The Glycemic Matrix, which clusters glucose values and evaluates AUC within different columns and rows, allows for a comprehensive analysis of glycemic behavior. This tool enables both the classification of metabolic types and the visualization of results in an understandable format, making it easier to observe the effects of lifestyle interventions.
As can be seen in figure 2:
Starting from the density curve of standardized glucose values and representing these in the Glycemic Matrix, combined with Metabolic Segmentation, provides a powerful tool for studying individual metabolic profiles. This approach enables the observation of glucose variability and progression over time, while visually establishing goals and tracking progress towards them. It also opens the possibility for AI-driven classification of metabolic profiles, which could be a critical step towards glycemic response modelling and prediction.
Biomedical research has often focused on identifying differences between subgroups within the population. However, this approach faces challenges when dealing with complex multifactorial disorders like diabetes, where lifestyle and environmental factors play substantial roles. The advent of biotechnology, particularly real-time data acquisition through tools like CGM, has provided unprecedented opportunities for designing personalised interventions aimed at improving well-being and quality of life. This wealth of data, however, necessitates the development of tools that can extract and present this information in a meaningful way, accessible to both clinicians and patients [1].
The Glycemic Matrix and Metabolic Segmentation represent significant advancements in the interpretation of glucose metabolism. These tools allow for a comprehensive analysis of glucose data within its contextual framework, providing a clearer understanding of how different lifestyle factors impact glycemic control. This holistic approach could lead to more effective management strategies for conditions like diabetes, where precise control of blood glucose levels is crucial [2].

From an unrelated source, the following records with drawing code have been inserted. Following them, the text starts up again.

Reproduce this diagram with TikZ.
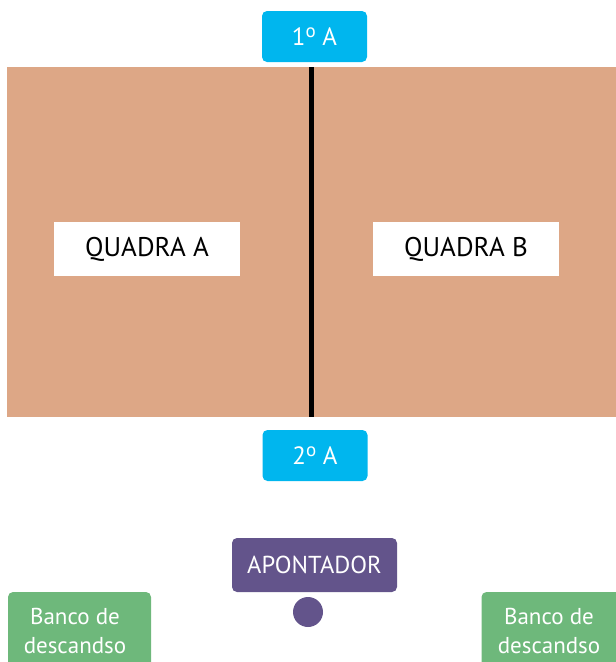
\documentclass[tikz,border=0pt]{standalone}
\usepackage{fontspec}
\setmainfont{PT Sans}
\definecolor{court}{HTML}{DDA786}
\definecolor{cyanbox}{HTML}{00B6EE}
\definecolor{purplebox}{HTML}{63548B}
\definecolor{greenbox}{HTML}{6EB87B}
\newcommand{\ordo}{\raisebox{8pt}{\fontsize{19}{19}\selectfont o}}
\tikzset{
  team/.style={fill=cyanbox, rounded corners=5pt, text=white, minimum width=105pt, minimum height=51pt, inner sep=0pt, font=\fontsize{25}{30}\selectfont},
  label/.style={fill=white, minimum width=186pt, minimum height=54pt, inner sep=0pt, text=black, font=\fontsize{27}{32}\selectfont},
  scorer/.style={fill=purplebox, rounded corners=5pt, text=white, minimum width=165pt, minimum height=54pt, inner sep=0pt, font=\fontsize{24.5}{29}\selectfont},
  benchbox/.style={fill=greenbox, rounded corners=5pt, minimum width=143pt, minimum height=77pt, inner sep=0pt},
  benchtext/.style={text=white, inner sep=0pt, align=center, font=\fontsize{23}{29}\selectfont},
  dot/.style={circle, fill=purplebox, minimum size=30pt, inner sep=0pt},
  netline/.style={line width=5pt, black}
}
\begin{document}
\begin{tikzpicture}[x=1pt, y=-1pt]
\useasboundingbox (0,0) rectangle (616,662);
\fill[court] (7,67) rectangle (616,417);
\coordinate (nettop) at (311.5,67);
\coordinate (netbot) at (311.5,417);
\draw[netline] (nettop) -- (netbot);
\node[label] (qa) at (147,249) {QUADRA A};
\node[label] (qb) at (466,249) {QUADRA B};
\node[team] (t1) at (314.5,36.5) {1\ordo\ A};
\node[team] (t2) at (315,455.5) {2\ordo\ A};
\node[scorer] (ap) at (314.5,565) {APONTADOR};
\node[dot] (pt) at (308,612) {};
\node[benchbox] (b1) at (79.5,630.5) {};
\node[benchtext] (b1t) at (75,630.5) {Banco de\\descandso};
\node[benchbox] (b2) at (553,630.5) {};
\node[benchtext] (b2t) at (549,630.5) {Banco de\\descandso};
\end{tikzpicture}
\end{document}
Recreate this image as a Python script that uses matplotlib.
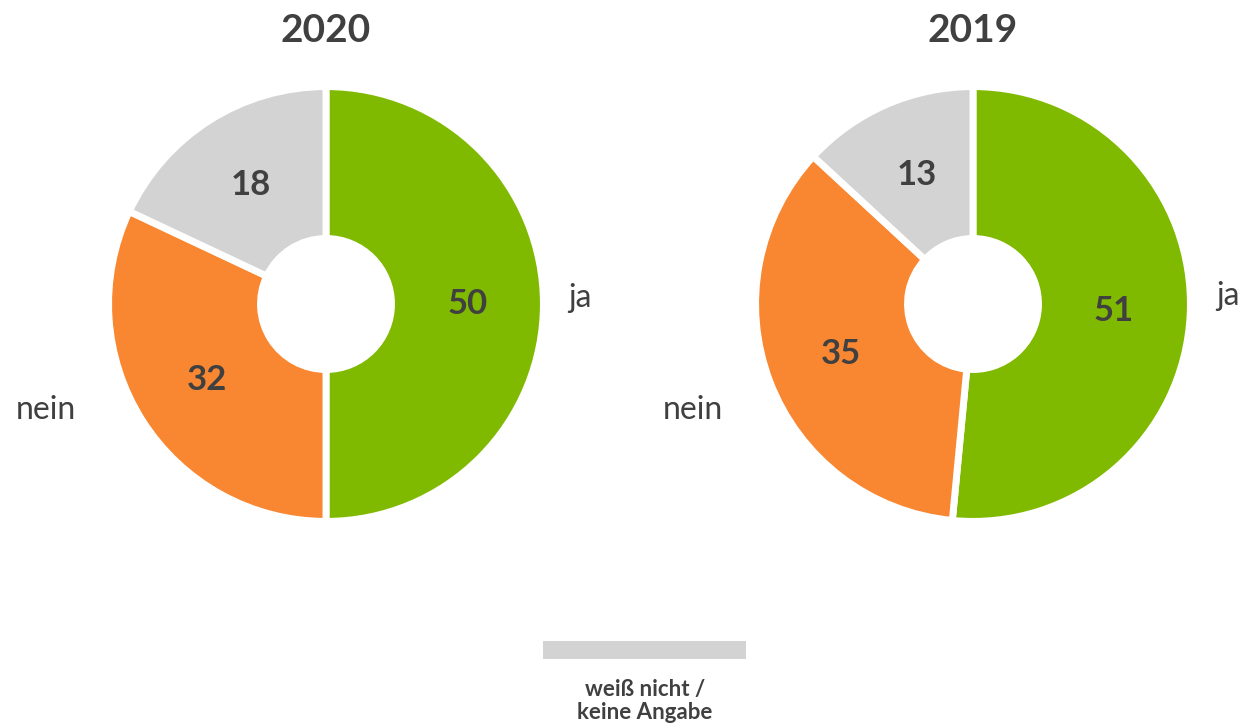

Moreover, these tools have substantial educational value. By offering clear visualizations of the impact that lifestyle choices have on glucose levels, they empower individuals to make informed decisions about their health. This is particularly important in the management of type II diabetes, where lifestyle modifications are often the first line of intervention [23,24].
Future work will focus on refining these tools and expanding their applications. One promising area of research involves integrating machine learning and AI to identify patterns and clusters within the data, allowing for the classification of metabolic types and the prediction of glycemic responses. This could enable the development of more personalised and dynamic intervention strategies, further advancing the field of precision medicine [25].
Additionally, further validation of the Glycemic Matrix and Metabolic Segmentation across diverse populations will be essential to ensure their generalizability and effectiveness. Research will also explore the potential of these tools to predict long-term outcomes, such as the progression of metabolic disorders and the effectiveness of various interventions over time.
In conclusion, the Glycemic Matrix and Metabolic Segmentation offer a novel and comprehensive approach to understanding glucose metabolism. By integrating lifestyle context with continuous glucose data, these tools provide valuable insights that can inform both clinical practice and individual health management. As these tools continue to evolve, they hold the potential to transform the way metabolic health is understood and managed, paving the way for more personalised and effective interventions in the future.